→ Material provided
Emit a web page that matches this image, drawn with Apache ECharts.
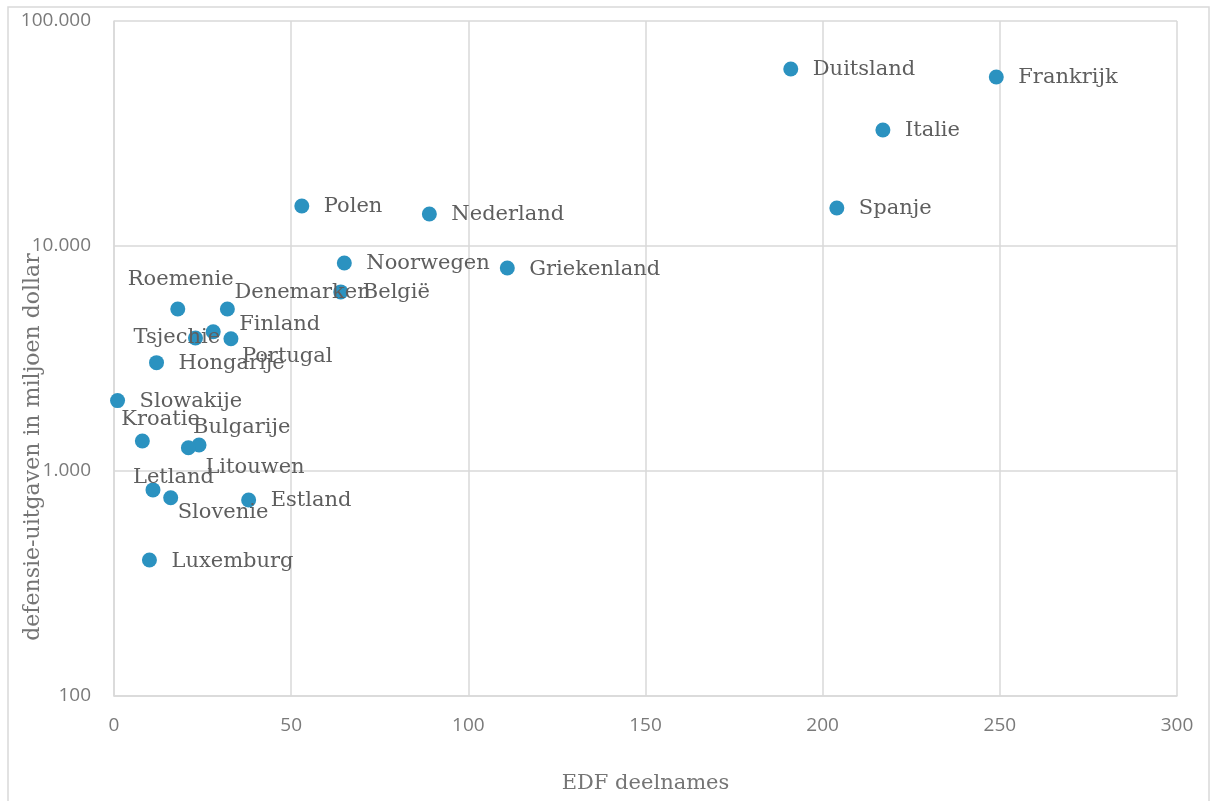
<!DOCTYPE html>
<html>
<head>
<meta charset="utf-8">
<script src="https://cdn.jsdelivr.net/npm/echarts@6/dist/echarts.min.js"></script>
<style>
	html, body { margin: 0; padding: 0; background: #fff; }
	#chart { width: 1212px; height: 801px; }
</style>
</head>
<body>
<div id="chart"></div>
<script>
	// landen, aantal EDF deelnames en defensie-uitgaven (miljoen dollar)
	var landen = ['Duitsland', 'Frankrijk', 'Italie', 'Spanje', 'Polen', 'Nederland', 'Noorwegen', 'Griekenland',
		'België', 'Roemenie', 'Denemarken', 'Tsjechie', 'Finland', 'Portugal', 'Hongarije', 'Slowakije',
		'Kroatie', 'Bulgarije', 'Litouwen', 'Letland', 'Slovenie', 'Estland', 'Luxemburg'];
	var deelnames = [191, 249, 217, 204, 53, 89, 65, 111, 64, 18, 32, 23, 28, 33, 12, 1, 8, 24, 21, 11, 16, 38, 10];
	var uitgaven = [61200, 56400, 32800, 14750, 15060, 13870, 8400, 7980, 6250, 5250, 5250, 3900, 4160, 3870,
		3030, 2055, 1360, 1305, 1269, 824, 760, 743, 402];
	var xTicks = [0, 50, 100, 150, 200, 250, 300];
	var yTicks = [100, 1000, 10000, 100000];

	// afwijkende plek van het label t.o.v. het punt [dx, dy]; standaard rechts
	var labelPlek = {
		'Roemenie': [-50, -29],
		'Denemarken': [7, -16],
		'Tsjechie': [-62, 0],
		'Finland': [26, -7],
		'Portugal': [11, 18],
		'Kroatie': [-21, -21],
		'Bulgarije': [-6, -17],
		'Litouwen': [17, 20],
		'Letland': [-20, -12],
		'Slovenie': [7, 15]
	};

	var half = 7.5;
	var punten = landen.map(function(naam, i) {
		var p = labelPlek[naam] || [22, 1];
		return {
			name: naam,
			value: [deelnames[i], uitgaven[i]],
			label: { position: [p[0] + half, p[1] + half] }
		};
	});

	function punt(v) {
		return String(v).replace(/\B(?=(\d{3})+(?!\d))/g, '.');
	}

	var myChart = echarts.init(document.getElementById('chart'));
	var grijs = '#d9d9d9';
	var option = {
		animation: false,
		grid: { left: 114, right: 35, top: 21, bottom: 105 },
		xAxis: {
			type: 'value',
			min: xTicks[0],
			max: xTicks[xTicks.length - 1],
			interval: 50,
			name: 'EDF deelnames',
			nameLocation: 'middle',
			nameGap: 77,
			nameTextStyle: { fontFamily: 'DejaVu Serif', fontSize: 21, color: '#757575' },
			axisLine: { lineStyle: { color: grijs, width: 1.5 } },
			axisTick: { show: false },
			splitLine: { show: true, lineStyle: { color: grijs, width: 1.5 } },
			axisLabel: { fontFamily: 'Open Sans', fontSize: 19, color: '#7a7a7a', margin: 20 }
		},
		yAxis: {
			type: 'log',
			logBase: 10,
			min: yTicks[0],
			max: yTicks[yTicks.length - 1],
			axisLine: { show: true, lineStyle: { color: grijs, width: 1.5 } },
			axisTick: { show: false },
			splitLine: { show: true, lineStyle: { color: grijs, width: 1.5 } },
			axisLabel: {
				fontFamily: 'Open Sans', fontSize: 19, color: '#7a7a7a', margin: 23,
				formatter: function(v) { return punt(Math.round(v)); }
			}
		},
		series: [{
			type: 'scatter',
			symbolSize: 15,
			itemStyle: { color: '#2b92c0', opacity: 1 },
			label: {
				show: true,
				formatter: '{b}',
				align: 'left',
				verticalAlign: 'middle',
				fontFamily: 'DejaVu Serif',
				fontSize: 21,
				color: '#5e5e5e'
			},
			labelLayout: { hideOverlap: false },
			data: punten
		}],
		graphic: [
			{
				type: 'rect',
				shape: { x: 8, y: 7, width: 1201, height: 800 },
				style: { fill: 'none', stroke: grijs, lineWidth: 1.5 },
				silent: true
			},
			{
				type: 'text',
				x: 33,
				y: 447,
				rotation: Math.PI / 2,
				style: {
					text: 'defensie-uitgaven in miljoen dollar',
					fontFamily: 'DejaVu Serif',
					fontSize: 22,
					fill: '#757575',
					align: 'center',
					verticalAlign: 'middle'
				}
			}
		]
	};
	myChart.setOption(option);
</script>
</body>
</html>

→ The request
Print the complete listing exactly, apart from any pictures.

→ Complete answer
Emit a web page that matches this image, drawn with Apache ECharts.
<!DOCTYPE html>
<html>
<head>
<meta charset="utf-8">
<script src="https://cdn.jsdelivr.net/npm/echarts@6/dist/echarts.min.js"></script>
<style>
	html, body { margin: 0; padding: 0; background: #fff; }
	#chart { width: 1212px; height: 801px; }
</style>
</head>
<body>
<div id="chart"></div>
<script>
	// landen, aantal EDF deelnames en defensie-uitgaven (miljoen dollar)
	var landen = ['Duitsland', 'Frankrijk', 'Italie', 'Spanje', 'Polen', 'Nederland', 'Noorwegen', 'Griekenland',
		'België', 'Roemenie', 'Denemarken', 'Tsjechie', 'Finland', 'Portugal', 'Hongarije', 'Slowakije',
		'Kroatie', 'Bulgarije', 'Litouwen', 'Letland', 'Slovenie', 'Estland', 'Luxemburg'];
	var deelnames = [191, 249, 217, 204, 53, 89, 65, 111, 64, 18, 32, 23, 28, 33, 12, 1, 8, 24, 21, 11, 16, 38, 10];
	var uitgaven = [61200, 56400, 32800, 14750, 15060, 13870, 8400, 7980, 6250, 5250, 5250, 3900, 4160, 3870,
		3030, 2055, 1360, 1305, 1269, 824, 760, 743, 402];
	var xTicks = [0, 50, 100, 150, 200, 250, 300];
	var yTicks = [100, 1000, 10000, 100000];

	// afwijkende plek van het label t.o.v. het punt [dx, dy]; standaard rechts
	var labelPlek = {
		'Roemenie': [-50, -29],
		'Denemarken': [7, -16],
		'Tsjechie': [-62, 0],
		'Finland': [26, -7],
		'Portugal': [11, 18],
		'Kroatie': [-21, -21],
		'Bulgarije': [-6, -17],
		'Litouwen': [17, 20],
		'Letland': [-20, -12],
		'Slovenie': [7, 15]
	};

	var half = 7.5;
	var punten = landen.map(function(naam, i) {
		var p = labelPlek[naam] || [22, 1];
		return {
			name: naam,
			value: [deelnames[i], uitgaven[i]],
			label: { position: [p[0] + half, p[1] + half] }
		};
	});

	function punt(v) {
		return String(v).replace(/\B(?=(\d{3})+(?!\d))/g, '.');
	}

	var myChart = echarts.init(document.getElementById('chart'));
	var grijs = '#d9d9d9';
	var option = {
		animation: false,
		grid: { left: 114, right: 35, top: 21, bottom: 105 },
		xAxis: {
			type: 'value',
			min: xTicks[0],
			max: xTicks[xTicks.length - 1],
			interval: 50,
			name: 'EDF deelnames',
			nameLocation: 'middle',
			nameGap: 77,
			nameTextStyle: { fontFamily: 'DejaVu Serif', fontSize: 21, color: '#757575' },
			axisLine: { lineStyle: { color: grijs, width: 1.5 } },
			axisTick: { show: false },
			splitLine: { show: true, lineStyle: { color: grijs, width: 1.5 } },
			axisLabel: { fontFamily: 'Open Sans', fontSize: 19, color: '#7a7a7a', margin: 20 }
		},
		yAxis: {
			type: 'log',
			logBase: 10,
			min: yTicks[0],
			max: yTicks[yTicks.length - 1],
			axisLine: { show: true, lineStyle: { color: grijs, width: 1.5 } },
			axisTick: { show: false },
			splitLine: { show: true, lineStyle: { color: grijs, width: 1.5 } },
			axisLabel: {
				fontFamily: 'Open Sans', fontSize: 19, color: '#7a7a7a', margin: 23,
				formatter: function(v) { return punt(Math.round(v)); }
			}
		},
		series: [{
			type: 'scatter',
			symbolSize: 15,
			itemStyle: { color: '#2b92c0', opacity: 1 },
			label: {
				show: true,
				formatter: '{b}',
				align: 'left',
				verticalAlign: 'middle',
				fontFamily: 'DejaVu Serif',
				fontSize: 21,
				color: '#5e5e5e'
			},
			labelLayout: { hideOverlap: false },
			data: punten
		}],
		graphic: [
			{
				type: 'rect',
				shape: { x: 8, y: 7, width: 1201, height: 800 },
				style: { fill: 'none', stroke: grijs, lineWidth: 1.5 },
				silent: true
			},
			{
				type: 'text',
				x: 33,
				y: 447,
				rotation: Math.PI / 2,
				style: {
					text: 'defensie-uitgaven in miljoen dollar',
					fontFamily: 'DejaVu Serif',
					fontSize: 22,
					fill: '#757575',
					align: 'center',
					verticalAlign: 'middle'
				}
			}
		]
	};
	myChart.setOption(option);
</script>
</body>
</html>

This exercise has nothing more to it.